Nonetheless, I think that Richard Bernstein is reading the available data correctly, and that China is not populated entirely by huddled masses yearning to breathe free. Beginning about a third of the way down, he illustrates that many of the students are proud of China's power and growth, that it is expanding. There is no mention of them being proud of its government's actions, but the sense is that they just don't think about that much.
“The conviction in China is that we're on the right track,” Wang added. “The vibe is that the system we have is better than the West's.”I don't think this is a Chinese characteristic, I think it is a human characteristic. A great deal of German and Japanese fervor leading to WWII was created out decades of teaching the idea that because we are becoming powerful, it shows our way is superior. I may be reading the idea back onto historical events, but I think of Romans, Ottomans, and Venetians saying much the same. Even when everyone recognises the idea in the abstract that because tyrannies do exist, it cannot be true that the most powerful is the most moral, they seem to forget this when it comes to their own nation. It may be tied at some deep level to seeking secure resources. When your people are powerful, you are more likely to eat. Notice that nations on the make do not seem to get attacked, either, even if they are not yet especially powerful. One would think that a rising threat would attract violence, but they seem to attract diplomacy, alliances, agreements, or at worst only sanctions and counterthreats. Something in our nature says that's not a good bet to confront unless it is necessary.
Does this apply to us as well? Hmm, let's look at some friends of ours first, the British before answering that. England was not powerful in the Middle Ages. Spain, France, the Italian states, the Holy Roman Empire and eventually the Portuguese were more powerful. British patriotism has large regional elements now, but even English patriotism was more regional until...I will say 1500, just as a round number. Over the next hundred years England became more powerful, and a more full English patriotism grew. It likely reached its height in late Victorian times or early Edwardian. It dipped a little about the time of the Boer War, perhaps not accidentally, and plummeted after WWI, even though Great Britain was among the victors. A sort of anti-patriotism became fashionable in the 1920s and 30s. Among its elites it still is, despite their having been proved wrong repeatedly over the last hundred years.
I don't think it is easy to measure the patriotism within one's own society when it is this diverse and the target is moving. There have been intentional attempts to redefine patriotism, which I have thought pernicious, but acknowledge the door doesn't have to be left open for that when the common wisdom is so oversimplified that it can easily be kicked in. We think we know what "patriotism" means intuitively, but it has grown vaguer over the years until it became more of a glittering compliment word - at which point it is only natural that it will become a target for mockery. Yet for all that, I think there would be general agreement that the 1950s were a high point of patriotism, which started receding in the late 1960s.

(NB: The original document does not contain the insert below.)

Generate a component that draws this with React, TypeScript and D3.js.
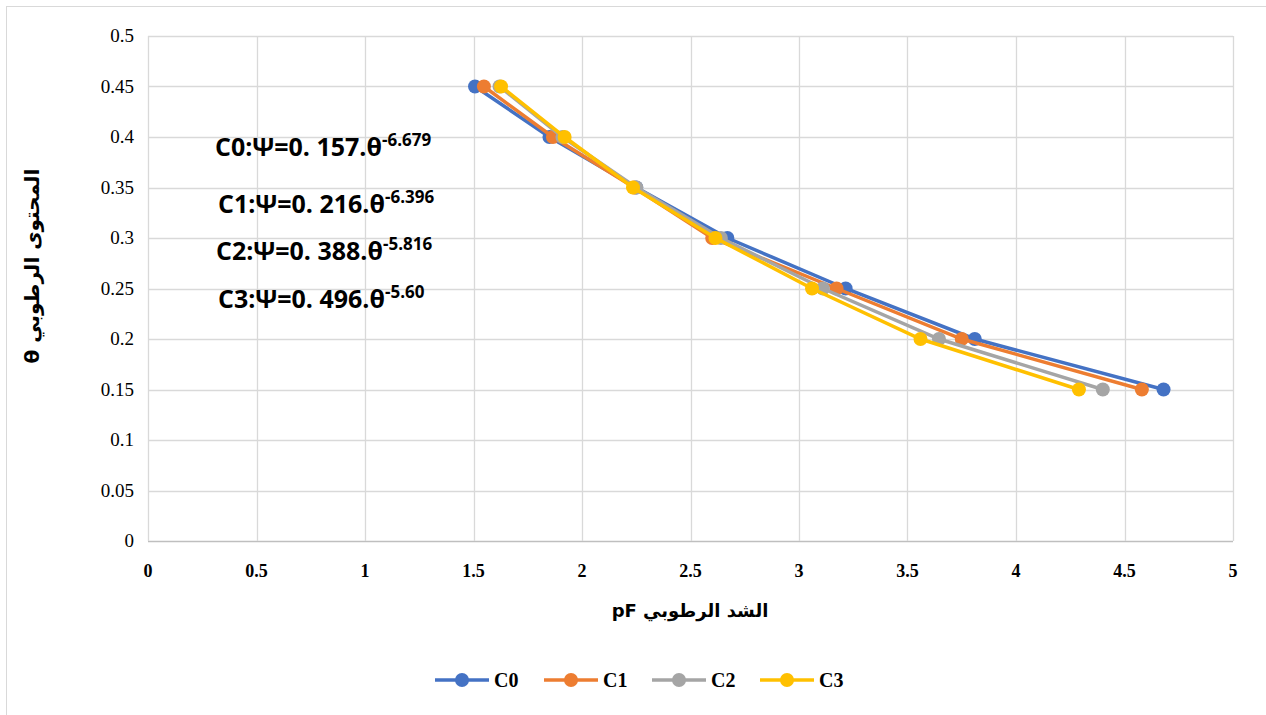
import React from "react";
import * as d3 from "d3";

const seriesNames = ["C0", "C1", "C2", "C3"];
const seriesColors = ["#4472C4", "#ED7D31", "#A5A5A5", "#FFC000"];
const thetaValues = [0.45, 0.4, 0.35, 0.3, 0.25, 0.2, 0.15];
const pfC0 = [1.507, 1.85, 2.25, 2.67, 3.215, 3.81, 4.68];
const pfC1 = [1.548, 1.866, 2.24, 2.6, 3.173, 3.75, 4.58];
const pfC2 = [1.62, 1.91, 2.25, 2.64, 3.11, 3.645, 4.4];
const pfC3 = [1.627, 1.92, 2.235, 2.615, 3.06, 3.56, 4.29];
const seriesPf = [pfC0, pfC1, pfC2, pfC3];
const xTicks = [0, 0.5, 1, 1.5, 2, 2.5, 3, 3.5, 4, 4.5, 5];
const yTicks = [0, 0.05, 0.1, 0.15, 0.2, 0.25, 0.3, 0.35, 0.4, 0.45, 0.5];
const equationLabels = ["C0:Ψ=0. 157.θ", "C1:Ψ=0. 216.θ", "C2:Ψ=0. 388.θ", "C3:Ψ=0. 496.θ"];
const equationExponents = ["-6.679", "-6.396", "-5.816", "-5.60"];
const xTitle = "الشد الرطوبي pF";
const yTitle = "المحتوى الرطوبي θ";

export default function App() {
  const W = 1266, H = 715;
  const x = d3.scaleLinear().domain([0, 5]).range([148, 1233]);
  const y = d3.scaleLinear().domain([0, 0.5]).range([541, 36]);
  const line = d3
    .line<[number, number]>()
    .x((d) => x(d[0]))
    .y((d) => y(d[1]));
  const eqX = [215, 218, 216, 218];
  const eqY = [156, 213, 260, 308];
  const legendX = [435, 544, 652, 760];

  return (
    <svg width={W} height={H} style={{ position: "absolute", left: 0, top: 0, background: "#fff" }}>
      <rect x={6.5} y={6.5} width={W + 10} height={H + 10} fill="#fff" stroke="#D9D9D9" strokeWidth={1} />
      {yTicks.map((t) => (
        <line key={"gy" + t} x1={x(0)} x2={x(5)} y1={Math.round(y(t)) + 0.5} y2={Math.round(y(t)) + 0.5}
          stroke={t === 0 ? "#BFBFBF" : "#D9D9D9"} strokeWidth={t === 0 ? 1.5 : 1.3} />
      ))}
      {xTicks.map((t) => (
        <line key={"gx" + t} y1={y(0)} y2={y(0.5)} x1={Math.round(x(t)) + 0.5} x2={Math.round(x(t)) + 0.5}
          stroke="#D9D9D9" strokeWidth={1.3} />
      ))}
      {yTicks.map((t) => (
        <text key={"ty" + t} x={134} y={y(t) + 6} textAnchor="end"
          fontFamily="'Liberation Serif', 'Times New Roman', serif" fontSize={19} fill="#000">
          {String(t)}
        </text>
      ))}
      {xTicks.map((t) => (
        <text key={"tx" + t} x={x(t)} y={577} textAnchor="middle"
          fontFamily="'Liberation Serif', 'Times New Roman', serif" fontWeight="bold" fontSize={18} fill="#000">
          {String(t)}
        </text>
      ))}
      {seriesPf.map((pf, i) => {
        const pts: [number, number][] = pf.map((v, j) => [v, thetaValues[j]]);
        return (
          <g key={seriesNames[i]}>
            <path d={line(pts) || ""} fill="none" stroke={seriesColors[i]} strokeWidth={3.5} />
            {pts.map((p, j) => (
              <circle key={j} cx={x(p[0])} cy={y(p[1])} r={7} fill={seriesColors[i]} />
            ))}
          </g>
        );
      })}
      {equationLabels.map((lab, i) => (
        <text key={lab} x={eqX[i]} y={eqY[i]} fontFamily="'Open Sans', sans-serif" fontWeight="bold" fontSize={25} fill="#000">
          {lab}
          <tspan dy={-10} fontSize={17}>{equationExponents[i]}</tspan>
        </text>
      ))}
      <text x={690} y={617} textAnchor="middle" direction="rtl" style={{ direction: "rtl", unicodeBidi: "embed" }}
        fontFamily="'DejaVu Sans', sans-serif" fontWeight="bold" fontSize={18} fill="#000">
        {xTitle}
      </text>
      <text transform="translate(39,266) rotate(-90)" textAnchor="middle" direction="rtl" style={{ direction: "rtl", unicodeBidi: "embed" }}
        fontFamily="'DejaVu Sans', sans-serif" fontWeight="bold" fontSize={20} fill="#000">
        {yTitle}
      </text>
      {seriesNames.map((n, i) => (
        <g key={"lg" + n}>
          <line x1={legendX[i]} x2={legendX[i] + 54} y1={680} y2={680} stroke={seriesColors[i]} strokeWidth={3.5} />
          <circle cx={legendX[i] + 27} cy={680} r={7} fill={seriesColors[i]} />
          <text x={legendX[i] + 59} y={687} fontFamily="'Liberation Serif', 'Times New Roman', serif" fontWeight="bold" fontSize={20} fill="#000">
            {n}
          </text>
        </g>
      ))}
    </svg>
  );
}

The standard explanation is that some were becoming disillusioned because of Vietnam, and we began to question whether we were actually doing good in the world or were all that noral and correct. What if that's not true? The standard explanation is also that it was the young who were opposed to Vietnam, but that isn't entirely so. Support for the war eroded among older Americans first, especially around 1968, while the war in general was supported by a majority of the young. Those who had seen a victorious war, followed by an inconclusive one in Korea, were less enthused about a dithering, uncertain America doing much off anything abroad anymore. We may have the cart and horse reversed. Had we been an aggressive country on the make, patriotism might have sustained longer. Whether that sort of patriotism would be a good thing for us or the rest of the world is a separate question. While acknowledging it's all contradictory and difficult, I am going to come down in favor of the idea that indecisive losing sapped our patriotism more than more intellectual and reasoned positions about the place of America in the world. I think the latter was only partly true, and much of it was retrofitted onto a more basic response.
*This is why the success of large "peaceful" protests are not a full argument that civil disobedience works. Gandhi's success was predicated on there being a half a billion people behind him who were not always nonviolent, and on their dealing with a nation with enough moral code to be shamed. I have never been able to track down the quote, so it may be apocryphal, but Ho Chi Minh is reported to have said that if India had been a French colony, Minister Gandhi would long since have gone to another reward. The assembling of large crowds has the effect of everyone discovering exactly how much support there is for a cause. Even if everyone just goes home, that information is now out on the table.